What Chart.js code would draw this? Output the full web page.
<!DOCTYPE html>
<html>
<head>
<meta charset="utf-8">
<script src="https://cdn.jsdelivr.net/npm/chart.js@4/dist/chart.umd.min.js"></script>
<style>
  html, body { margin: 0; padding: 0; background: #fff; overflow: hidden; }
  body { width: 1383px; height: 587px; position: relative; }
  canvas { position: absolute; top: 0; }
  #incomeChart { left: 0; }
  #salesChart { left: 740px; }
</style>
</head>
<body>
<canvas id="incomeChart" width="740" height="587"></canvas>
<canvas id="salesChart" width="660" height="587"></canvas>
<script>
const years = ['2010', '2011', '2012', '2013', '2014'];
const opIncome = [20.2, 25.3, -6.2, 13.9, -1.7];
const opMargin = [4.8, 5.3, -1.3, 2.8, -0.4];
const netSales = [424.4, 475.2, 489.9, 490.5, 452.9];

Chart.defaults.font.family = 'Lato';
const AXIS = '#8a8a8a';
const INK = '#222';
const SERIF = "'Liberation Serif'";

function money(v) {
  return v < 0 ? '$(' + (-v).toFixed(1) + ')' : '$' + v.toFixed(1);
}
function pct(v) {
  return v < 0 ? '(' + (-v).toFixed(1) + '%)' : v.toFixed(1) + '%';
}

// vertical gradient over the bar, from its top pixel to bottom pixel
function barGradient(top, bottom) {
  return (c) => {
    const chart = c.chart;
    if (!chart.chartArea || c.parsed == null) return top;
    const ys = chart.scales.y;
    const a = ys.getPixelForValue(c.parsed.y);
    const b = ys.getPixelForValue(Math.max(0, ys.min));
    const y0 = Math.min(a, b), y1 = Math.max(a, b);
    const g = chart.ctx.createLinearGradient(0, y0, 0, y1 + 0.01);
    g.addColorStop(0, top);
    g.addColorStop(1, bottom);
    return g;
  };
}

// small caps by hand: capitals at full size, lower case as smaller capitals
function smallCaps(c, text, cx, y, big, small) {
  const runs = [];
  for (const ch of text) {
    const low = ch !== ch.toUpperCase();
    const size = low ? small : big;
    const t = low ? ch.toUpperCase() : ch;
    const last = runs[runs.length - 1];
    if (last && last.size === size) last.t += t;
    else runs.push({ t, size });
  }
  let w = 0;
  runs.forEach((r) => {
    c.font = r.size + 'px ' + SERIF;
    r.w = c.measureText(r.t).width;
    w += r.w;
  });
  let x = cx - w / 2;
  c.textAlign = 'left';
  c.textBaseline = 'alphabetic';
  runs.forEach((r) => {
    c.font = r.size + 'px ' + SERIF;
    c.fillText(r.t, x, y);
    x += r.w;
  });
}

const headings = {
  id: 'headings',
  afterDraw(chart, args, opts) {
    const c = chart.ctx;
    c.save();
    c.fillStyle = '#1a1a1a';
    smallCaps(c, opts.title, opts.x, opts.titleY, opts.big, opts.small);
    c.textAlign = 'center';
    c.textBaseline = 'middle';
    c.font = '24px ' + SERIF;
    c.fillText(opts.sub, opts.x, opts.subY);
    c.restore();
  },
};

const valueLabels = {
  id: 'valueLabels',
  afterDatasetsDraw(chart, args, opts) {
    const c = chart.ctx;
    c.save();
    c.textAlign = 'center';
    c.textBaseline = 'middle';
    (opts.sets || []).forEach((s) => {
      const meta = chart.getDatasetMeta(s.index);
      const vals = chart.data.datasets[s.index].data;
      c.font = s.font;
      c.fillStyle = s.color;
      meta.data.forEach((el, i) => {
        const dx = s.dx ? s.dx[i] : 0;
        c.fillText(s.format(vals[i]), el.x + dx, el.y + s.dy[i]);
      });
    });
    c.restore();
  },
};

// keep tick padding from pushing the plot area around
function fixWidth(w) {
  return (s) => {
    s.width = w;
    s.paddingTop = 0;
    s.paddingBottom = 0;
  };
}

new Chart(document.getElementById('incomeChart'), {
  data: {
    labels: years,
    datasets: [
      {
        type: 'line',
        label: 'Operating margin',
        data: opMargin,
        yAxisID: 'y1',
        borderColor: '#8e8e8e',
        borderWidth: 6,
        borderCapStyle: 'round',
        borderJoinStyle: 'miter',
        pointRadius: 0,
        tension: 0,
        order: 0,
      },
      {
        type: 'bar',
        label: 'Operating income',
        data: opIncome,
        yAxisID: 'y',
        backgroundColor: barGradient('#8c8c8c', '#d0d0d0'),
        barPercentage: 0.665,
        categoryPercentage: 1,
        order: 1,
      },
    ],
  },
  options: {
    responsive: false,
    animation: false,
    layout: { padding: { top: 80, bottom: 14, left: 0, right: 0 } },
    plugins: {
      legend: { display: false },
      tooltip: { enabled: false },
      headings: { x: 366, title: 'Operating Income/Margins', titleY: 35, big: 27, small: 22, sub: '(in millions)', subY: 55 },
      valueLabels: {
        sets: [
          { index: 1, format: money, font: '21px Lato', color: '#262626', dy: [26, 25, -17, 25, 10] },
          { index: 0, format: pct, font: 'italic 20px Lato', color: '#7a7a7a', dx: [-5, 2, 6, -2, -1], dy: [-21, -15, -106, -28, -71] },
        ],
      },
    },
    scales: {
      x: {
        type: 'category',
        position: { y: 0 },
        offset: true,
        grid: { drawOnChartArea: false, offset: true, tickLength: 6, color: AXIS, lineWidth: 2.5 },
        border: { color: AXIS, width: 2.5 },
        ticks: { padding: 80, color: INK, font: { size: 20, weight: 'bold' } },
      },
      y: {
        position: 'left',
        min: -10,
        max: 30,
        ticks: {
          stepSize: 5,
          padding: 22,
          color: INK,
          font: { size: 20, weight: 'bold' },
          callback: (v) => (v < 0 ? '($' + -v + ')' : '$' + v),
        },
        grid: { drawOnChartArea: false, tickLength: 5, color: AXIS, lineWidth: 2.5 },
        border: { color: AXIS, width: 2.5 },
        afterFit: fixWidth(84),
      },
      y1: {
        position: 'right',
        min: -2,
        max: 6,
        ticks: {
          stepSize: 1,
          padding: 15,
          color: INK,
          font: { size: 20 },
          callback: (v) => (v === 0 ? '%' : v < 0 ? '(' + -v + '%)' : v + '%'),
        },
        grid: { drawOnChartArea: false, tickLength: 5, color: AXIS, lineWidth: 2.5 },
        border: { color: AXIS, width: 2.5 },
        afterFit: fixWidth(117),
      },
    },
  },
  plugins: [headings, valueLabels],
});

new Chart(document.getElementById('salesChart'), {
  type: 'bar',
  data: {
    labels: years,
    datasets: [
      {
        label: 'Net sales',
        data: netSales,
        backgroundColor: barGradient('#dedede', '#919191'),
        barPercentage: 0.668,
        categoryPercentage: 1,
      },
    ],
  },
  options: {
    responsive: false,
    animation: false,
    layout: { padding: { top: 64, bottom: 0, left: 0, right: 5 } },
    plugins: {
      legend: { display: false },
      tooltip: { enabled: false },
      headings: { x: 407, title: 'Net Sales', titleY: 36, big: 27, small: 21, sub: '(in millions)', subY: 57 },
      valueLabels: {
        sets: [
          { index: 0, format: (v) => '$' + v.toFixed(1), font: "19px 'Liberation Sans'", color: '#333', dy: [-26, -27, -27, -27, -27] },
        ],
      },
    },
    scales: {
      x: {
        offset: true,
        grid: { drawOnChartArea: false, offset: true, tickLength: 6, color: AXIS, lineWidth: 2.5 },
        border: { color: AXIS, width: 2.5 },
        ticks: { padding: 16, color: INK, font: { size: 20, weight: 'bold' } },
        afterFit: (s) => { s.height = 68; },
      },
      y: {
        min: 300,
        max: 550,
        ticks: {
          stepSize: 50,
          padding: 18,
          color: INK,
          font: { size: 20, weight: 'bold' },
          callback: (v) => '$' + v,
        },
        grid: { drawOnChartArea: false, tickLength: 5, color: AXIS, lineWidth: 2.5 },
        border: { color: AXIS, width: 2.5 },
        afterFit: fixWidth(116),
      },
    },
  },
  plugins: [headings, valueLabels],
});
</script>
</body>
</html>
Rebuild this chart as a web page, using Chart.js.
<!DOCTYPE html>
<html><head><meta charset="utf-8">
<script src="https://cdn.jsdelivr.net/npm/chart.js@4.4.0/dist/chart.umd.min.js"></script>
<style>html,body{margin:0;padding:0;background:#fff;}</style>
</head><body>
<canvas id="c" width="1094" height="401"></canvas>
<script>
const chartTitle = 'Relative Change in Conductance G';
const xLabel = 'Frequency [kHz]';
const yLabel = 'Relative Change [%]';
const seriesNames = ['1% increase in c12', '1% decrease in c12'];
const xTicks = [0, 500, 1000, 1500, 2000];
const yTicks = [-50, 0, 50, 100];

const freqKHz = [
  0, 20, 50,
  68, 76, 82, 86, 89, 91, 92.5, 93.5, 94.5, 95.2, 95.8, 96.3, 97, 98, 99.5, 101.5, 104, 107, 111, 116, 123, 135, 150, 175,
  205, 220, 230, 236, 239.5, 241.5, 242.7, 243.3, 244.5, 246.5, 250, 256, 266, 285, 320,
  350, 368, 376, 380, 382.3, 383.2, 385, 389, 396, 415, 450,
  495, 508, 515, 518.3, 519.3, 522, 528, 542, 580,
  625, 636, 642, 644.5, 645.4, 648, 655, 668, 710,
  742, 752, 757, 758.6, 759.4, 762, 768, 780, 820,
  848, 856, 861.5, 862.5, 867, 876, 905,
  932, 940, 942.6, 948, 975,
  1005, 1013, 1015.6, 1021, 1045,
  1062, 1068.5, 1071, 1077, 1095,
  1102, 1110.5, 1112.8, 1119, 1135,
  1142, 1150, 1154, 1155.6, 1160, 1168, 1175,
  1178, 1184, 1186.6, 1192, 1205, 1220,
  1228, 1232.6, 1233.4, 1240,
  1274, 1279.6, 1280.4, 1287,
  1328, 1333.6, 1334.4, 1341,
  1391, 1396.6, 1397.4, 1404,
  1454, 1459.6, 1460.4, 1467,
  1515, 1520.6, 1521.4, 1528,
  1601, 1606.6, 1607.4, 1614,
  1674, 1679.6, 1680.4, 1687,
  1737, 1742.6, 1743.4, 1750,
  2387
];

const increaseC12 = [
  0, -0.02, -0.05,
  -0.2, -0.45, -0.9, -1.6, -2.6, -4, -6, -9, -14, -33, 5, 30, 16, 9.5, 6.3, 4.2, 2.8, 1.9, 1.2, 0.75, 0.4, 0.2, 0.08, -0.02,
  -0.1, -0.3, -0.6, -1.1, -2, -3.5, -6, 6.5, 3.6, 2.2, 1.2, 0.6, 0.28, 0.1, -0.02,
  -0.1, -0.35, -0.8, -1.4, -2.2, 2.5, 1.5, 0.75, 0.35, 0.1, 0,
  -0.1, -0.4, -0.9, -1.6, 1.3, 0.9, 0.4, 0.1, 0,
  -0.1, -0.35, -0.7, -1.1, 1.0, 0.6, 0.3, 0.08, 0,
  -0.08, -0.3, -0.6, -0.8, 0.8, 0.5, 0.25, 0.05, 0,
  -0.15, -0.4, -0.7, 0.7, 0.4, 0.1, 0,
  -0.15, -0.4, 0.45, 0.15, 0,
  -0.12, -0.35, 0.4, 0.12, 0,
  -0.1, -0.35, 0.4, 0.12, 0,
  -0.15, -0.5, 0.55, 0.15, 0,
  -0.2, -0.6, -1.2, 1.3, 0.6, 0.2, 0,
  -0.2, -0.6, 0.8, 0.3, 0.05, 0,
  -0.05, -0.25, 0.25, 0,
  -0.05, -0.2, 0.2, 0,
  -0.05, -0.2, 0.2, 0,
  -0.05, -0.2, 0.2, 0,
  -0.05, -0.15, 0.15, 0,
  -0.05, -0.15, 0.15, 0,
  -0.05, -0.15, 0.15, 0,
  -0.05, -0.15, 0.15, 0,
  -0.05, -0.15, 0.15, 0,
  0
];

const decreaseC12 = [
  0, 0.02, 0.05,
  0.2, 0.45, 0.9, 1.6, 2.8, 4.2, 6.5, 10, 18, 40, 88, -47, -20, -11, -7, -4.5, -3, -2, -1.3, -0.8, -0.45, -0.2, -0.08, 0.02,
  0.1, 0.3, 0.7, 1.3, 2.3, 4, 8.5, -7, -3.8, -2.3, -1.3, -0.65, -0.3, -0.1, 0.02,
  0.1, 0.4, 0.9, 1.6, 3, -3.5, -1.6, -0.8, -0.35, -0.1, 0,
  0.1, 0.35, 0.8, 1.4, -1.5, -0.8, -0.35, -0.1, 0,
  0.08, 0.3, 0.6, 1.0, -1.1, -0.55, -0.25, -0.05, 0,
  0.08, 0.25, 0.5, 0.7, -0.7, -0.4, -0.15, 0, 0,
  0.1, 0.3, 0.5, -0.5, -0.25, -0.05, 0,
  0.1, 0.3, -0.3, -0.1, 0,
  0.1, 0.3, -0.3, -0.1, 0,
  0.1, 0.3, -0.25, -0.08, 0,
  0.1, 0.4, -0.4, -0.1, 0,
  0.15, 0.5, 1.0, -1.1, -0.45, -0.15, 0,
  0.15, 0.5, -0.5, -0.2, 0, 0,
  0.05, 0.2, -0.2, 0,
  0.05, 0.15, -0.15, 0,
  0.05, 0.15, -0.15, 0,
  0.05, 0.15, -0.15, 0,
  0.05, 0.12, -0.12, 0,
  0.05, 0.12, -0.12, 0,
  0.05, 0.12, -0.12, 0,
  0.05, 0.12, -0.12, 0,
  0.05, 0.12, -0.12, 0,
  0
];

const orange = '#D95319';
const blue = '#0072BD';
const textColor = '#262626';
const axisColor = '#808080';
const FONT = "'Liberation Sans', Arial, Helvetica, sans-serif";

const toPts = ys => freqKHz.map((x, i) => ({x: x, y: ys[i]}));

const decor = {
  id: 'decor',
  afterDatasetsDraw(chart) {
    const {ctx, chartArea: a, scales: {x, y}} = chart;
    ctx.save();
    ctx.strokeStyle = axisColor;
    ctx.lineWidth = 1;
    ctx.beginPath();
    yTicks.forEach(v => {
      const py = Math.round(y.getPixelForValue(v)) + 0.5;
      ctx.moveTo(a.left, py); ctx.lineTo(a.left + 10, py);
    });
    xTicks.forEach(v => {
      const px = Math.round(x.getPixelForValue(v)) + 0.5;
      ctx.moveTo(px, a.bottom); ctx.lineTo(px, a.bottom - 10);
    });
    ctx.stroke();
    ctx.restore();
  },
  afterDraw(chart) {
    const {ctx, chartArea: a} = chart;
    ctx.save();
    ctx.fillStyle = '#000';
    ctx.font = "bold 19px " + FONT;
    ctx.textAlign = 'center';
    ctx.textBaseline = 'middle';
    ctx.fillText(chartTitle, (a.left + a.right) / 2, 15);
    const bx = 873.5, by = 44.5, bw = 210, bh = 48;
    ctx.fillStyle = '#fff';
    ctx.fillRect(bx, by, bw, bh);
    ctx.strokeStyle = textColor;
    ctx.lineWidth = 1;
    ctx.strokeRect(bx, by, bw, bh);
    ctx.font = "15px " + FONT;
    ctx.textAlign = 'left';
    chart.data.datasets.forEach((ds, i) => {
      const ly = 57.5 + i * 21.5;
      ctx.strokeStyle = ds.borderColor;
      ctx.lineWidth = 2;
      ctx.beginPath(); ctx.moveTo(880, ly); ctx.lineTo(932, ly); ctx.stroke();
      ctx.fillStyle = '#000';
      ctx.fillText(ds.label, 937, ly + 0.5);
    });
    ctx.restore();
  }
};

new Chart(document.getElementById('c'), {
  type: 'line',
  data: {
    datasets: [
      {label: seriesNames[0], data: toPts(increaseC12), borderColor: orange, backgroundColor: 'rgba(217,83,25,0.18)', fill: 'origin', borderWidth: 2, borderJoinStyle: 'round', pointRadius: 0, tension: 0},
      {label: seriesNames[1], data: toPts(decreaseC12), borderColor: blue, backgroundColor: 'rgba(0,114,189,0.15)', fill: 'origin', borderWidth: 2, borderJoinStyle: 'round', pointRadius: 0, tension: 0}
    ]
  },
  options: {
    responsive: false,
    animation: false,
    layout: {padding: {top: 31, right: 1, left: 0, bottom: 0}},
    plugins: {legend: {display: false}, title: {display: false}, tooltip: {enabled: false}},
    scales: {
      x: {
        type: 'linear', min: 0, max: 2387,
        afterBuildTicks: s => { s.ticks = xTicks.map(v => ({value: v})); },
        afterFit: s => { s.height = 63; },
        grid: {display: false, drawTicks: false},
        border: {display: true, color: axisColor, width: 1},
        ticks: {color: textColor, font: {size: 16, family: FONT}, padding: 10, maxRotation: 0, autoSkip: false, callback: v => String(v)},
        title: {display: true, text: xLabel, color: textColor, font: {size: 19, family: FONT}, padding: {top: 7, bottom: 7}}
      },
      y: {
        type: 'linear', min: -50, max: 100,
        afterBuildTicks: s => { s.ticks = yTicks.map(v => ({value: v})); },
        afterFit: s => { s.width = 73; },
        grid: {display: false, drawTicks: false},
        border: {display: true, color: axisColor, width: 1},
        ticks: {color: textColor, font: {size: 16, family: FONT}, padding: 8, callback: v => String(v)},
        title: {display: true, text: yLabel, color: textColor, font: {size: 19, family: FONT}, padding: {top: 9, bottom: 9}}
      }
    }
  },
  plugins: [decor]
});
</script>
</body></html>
--------
## What you need to do
Quote exactly the opening line of the material above and every line after it, up to and including the line that contains "const netSales = [424.4, 475.2, 489.9, 490.5, 452.9];".

## Finished exercise
What Chart.js code would draw this? Output the full web page.
<!DOCTYPE html>
<html>
<head>
<meta charset="utf-8">
<script src="https://cdn.jsdelivr.net/npm/chart.js@4/dist/chart.umd.min.js"></script>
<style>
  html, body { margin: 0; padding: 0; background: #fff; overflow: hidden; }
  body { width: 1383px; height: 587px; position: relative; }
  canvas { position: absolute; top: 0; }
  #incomeChart { left: 0; }
  #salesChart { left: 740px; }
</style>
</head>
<body>
<canvas id="incomeChart" width="740" height="587"></canvas>
<canvas id="salesChart" width="660" height="587"></canvas>
<script>
const years = ['2010', '2011', '2012', '2013', '2014'];
const opIncome = [20.2, 25.3, -6.2, 13.9, -1.7];
const opMargin = [4.8, 5.3, -1.3, 2.8, -0.4];
const netSales = [424.4, 475.2, 489.9, 490.5, 452.9];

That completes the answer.